Records with drawing code:
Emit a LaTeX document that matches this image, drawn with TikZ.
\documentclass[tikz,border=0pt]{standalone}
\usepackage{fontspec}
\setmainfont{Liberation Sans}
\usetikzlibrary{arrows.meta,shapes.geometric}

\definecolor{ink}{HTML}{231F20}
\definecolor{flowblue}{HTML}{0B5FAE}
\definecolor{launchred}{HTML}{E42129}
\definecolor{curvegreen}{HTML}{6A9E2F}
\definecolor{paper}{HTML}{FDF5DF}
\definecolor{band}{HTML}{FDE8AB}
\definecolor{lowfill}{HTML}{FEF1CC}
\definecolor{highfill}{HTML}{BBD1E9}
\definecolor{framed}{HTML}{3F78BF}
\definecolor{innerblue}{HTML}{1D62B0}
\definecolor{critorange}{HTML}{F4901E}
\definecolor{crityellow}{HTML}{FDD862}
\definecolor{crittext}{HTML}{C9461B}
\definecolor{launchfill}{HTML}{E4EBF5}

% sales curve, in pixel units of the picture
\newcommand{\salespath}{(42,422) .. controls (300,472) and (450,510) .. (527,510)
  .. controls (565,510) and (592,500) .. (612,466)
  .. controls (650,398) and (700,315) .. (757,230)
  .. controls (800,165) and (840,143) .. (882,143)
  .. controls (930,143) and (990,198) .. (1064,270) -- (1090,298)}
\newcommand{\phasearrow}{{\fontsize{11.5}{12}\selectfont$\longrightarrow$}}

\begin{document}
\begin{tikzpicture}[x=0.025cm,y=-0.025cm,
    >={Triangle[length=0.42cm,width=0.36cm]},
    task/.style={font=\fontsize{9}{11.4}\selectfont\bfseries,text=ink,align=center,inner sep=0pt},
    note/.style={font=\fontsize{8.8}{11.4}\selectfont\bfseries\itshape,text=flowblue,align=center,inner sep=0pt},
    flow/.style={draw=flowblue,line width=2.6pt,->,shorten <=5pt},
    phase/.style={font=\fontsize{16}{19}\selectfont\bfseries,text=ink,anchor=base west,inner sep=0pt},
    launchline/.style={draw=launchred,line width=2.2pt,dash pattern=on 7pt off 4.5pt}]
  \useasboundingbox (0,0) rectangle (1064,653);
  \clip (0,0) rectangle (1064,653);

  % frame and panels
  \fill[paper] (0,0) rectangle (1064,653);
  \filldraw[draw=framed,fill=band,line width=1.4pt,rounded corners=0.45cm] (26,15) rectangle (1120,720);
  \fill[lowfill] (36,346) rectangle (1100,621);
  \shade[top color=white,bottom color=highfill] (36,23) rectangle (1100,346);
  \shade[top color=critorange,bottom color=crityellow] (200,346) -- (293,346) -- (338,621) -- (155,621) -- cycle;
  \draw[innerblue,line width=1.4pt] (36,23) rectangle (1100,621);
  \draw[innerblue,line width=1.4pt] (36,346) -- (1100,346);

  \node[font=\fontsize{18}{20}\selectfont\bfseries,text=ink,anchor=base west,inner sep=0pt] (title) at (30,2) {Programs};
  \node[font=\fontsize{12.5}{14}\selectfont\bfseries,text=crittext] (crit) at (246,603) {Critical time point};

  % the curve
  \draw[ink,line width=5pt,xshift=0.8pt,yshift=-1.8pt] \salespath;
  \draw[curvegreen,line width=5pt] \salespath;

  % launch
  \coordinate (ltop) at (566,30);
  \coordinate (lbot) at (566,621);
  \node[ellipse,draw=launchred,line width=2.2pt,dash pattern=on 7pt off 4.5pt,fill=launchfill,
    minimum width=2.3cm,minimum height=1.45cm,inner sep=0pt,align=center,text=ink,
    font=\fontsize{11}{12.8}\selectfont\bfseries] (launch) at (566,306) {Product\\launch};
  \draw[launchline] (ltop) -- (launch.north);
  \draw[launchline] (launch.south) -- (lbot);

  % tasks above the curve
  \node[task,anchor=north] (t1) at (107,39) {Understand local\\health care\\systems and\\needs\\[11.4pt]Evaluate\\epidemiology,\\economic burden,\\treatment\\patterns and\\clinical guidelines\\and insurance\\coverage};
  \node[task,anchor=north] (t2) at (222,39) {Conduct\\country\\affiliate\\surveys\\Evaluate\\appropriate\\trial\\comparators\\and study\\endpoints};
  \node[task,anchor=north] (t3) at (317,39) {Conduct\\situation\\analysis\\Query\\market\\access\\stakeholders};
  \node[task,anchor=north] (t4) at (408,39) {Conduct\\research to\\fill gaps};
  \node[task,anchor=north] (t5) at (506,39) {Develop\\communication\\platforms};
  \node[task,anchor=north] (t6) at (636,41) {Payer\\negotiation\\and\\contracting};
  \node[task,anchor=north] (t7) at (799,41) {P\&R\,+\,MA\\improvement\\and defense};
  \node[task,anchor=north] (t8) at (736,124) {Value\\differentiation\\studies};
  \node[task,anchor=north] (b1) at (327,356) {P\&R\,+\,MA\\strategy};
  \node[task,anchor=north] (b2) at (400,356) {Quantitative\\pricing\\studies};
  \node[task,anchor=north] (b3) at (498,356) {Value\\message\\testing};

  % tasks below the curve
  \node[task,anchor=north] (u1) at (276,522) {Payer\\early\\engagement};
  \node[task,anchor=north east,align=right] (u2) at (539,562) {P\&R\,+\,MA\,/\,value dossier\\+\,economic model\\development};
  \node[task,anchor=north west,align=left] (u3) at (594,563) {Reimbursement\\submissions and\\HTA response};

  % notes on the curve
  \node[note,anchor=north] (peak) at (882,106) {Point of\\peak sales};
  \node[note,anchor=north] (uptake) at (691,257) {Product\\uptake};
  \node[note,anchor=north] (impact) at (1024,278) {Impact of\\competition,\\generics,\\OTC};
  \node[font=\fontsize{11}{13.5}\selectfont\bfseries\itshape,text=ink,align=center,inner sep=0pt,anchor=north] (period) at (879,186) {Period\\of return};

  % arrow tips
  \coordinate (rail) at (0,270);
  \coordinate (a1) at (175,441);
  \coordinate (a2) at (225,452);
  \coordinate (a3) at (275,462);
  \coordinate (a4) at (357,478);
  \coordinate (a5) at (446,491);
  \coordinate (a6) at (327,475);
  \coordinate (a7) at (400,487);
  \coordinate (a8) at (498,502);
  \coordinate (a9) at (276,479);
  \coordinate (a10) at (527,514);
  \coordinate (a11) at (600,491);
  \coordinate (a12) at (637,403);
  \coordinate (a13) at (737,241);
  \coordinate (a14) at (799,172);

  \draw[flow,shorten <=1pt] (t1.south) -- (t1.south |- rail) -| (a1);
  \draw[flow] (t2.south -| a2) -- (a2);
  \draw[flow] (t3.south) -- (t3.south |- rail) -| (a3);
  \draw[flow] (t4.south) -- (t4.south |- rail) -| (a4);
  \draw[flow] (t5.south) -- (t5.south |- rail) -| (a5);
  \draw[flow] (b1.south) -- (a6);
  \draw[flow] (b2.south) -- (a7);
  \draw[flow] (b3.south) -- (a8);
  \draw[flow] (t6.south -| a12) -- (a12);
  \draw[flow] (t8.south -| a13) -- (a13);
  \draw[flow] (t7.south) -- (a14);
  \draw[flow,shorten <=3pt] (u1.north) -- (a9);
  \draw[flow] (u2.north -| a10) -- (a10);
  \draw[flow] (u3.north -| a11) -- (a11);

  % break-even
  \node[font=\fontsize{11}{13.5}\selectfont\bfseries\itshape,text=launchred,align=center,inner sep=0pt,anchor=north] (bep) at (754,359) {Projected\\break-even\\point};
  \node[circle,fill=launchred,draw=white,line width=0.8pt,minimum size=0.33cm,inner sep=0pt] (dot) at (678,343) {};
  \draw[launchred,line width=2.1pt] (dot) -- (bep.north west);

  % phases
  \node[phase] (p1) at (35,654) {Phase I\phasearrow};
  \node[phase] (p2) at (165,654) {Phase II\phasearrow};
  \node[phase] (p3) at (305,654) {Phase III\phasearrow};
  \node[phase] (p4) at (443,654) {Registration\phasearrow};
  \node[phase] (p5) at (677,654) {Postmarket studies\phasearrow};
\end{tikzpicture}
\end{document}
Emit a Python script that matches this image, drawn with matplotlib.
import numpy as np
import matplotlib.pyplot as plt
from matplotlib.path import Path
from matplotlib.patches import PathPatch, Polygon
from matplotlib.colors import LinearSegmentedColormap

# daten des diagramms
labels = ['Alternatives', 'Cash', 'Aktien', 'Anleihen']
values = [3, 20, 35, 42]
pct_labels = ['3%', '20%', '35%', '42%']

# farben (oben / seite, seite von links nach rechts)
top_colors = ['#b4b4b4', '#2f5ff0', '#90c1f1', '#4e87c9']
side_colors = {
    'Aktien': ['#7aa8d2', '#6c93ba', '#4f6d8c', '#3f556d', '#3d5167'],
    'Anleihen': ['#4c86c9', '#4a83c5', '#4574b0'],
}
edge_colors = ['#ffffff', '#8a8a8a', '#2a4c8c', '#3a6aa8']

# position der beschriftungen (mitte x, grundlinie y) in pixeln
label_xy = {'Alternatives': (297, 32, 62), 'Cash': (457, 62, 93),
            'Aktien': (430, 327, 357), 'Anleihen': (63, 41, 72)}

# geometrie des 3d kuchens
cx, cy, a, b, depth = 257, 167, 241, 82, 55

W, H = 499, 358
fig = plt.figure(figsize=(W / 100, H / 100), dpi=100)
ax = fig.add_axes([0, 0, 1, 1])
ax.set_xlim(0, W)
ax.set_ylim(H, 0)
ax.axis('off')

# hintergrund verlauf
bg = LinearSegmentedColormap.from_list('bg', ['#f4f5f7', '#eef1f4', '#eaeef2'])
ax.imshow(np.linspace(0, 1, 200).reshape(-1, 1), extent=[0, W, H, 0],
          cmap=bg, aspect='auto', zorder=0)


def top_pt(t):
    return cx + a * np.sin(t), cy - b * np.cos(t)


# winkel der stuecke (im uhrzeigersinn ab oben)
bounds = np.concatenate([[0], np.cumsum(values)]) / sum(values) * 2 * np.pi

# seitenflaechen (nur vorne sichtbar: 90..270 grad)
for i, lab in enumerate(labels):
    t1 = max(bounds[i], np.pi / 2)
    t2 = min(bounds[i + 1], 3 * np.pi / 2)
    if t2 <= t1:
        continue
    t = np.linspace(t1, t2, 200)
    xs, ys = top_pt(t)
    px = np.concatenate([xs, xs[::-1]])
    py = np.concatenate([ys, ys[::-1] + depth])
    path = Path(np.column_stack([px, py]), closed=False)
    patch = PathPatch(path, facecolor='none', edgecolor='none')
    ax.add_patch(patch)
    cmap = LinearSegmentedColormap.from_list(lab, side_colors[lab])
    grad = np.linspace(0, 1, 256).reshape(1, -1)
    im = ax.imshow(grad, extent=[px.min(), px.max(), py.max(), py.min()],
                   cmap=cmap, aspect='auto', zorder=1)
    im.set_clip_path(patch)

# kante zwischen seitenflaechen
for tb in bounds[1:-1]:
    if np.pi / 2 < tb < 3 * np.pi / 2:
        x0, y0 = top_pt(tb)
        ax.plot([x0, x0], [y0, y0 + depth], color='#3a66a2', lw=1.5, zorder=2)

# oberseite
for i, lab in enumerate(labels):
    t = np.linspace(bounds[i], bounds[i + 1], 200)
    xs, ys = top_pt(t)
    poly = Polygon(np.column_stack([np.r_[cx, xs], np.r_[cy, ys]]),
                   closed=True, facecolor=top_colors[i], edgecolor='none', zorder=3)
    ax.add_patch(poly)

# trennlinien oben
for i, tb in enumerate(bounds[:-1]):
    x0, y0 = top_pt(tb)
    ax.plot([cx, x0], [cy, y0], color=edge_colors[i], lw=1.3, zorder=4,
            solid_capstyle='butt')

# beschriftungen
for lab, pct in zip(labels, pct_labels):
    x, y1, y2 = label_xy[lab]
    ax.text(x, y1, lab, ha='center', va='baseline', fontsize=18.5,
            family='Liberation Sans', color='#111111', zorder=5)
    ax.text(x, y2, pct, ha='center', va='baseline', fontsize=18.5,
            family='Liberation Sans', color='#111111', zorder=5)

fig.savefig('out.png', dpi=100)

▶ _What this task involves_
Extract the run of lines that opens with the line containing "Emit a Python" and closes with the line containing "bounds = np.concatenate([[0], np.cumsum(values)])"; reproduce it exactly and add nothing.

▶ _Solved problem_
Emit a Python script that matches this image, drawn with matplotlib.
import numpy as np
import matplotlib.pyplot as plt
from matplotlib.path import Path
from matplotlib.patches import PathPatch, Polygon
from matplotlib.colors import LinearSegmentedColormap

# daten des diagramms
labels = ['Alternatives', 'Cash', 'Aktien', 'Anleihen']
values = [3, 20, 35, 42]
pct_labels = ['3%', '20%', '35%', '42%']

# farben (oben / seite, seite von links nach rechts)
top_colors = ['#b4b4b4', '#2f5ff0', '#90c1f1', '#4e87c9']
side_colors = {
    'Aktien': ['#7aa8d2', '#6c93ba', '#4f6d8c', '#3f556d', '#3d5167'],
    'Anleihen': ['#4c86c9', '#4a83c5', '#4574b0'],
}
edge_colors = ['#ffffff', '#8a8a8a', '#2a4c8c', '#3a6aa8']

# position der beschriftungen (mitte x, grundlinie y) in pixeln
label_xy = {'Alternatives': (297, 32, 62), 'Cash': (457, 62, 93),
            'Aktien': (430, 327, 357), 'Anleihen': (63, 41, 72)}

# geometrie des 3d kuchens
cx, cy, a, b, depth = 257, 167, 241, 82, 55

W, H = 499, 358
fig = plt.figure(figsize=(W / 100, H / 100), dpi=100)
ax = fig.add_axes([0, 0, 1, 1])
ax.set_xlim(0, W)
ax.set_ylim(H, 0)
ax.axis('off')

# hintergrund verlauf
bg = LinearSegmentedColormap.from_list('bg', ['#f4f5f7', '#eef1f4', '#eaeef2'])
ax.imshow(np.linspace(0, 1, 200).reshape(-1, 1), extent=[0, W, H, 0],
          cmap=bg, aspect='auto', zorder=0)


def top_pt(t):
    return cx + a * np.sin(t), cy - b * np.cos(t)


# winkel der stuecke (im uhrzeigersinn ab oben)
bounds = np.concatenate([[0], np.cumsum(values)]) / sum(values) * 2 * np.pi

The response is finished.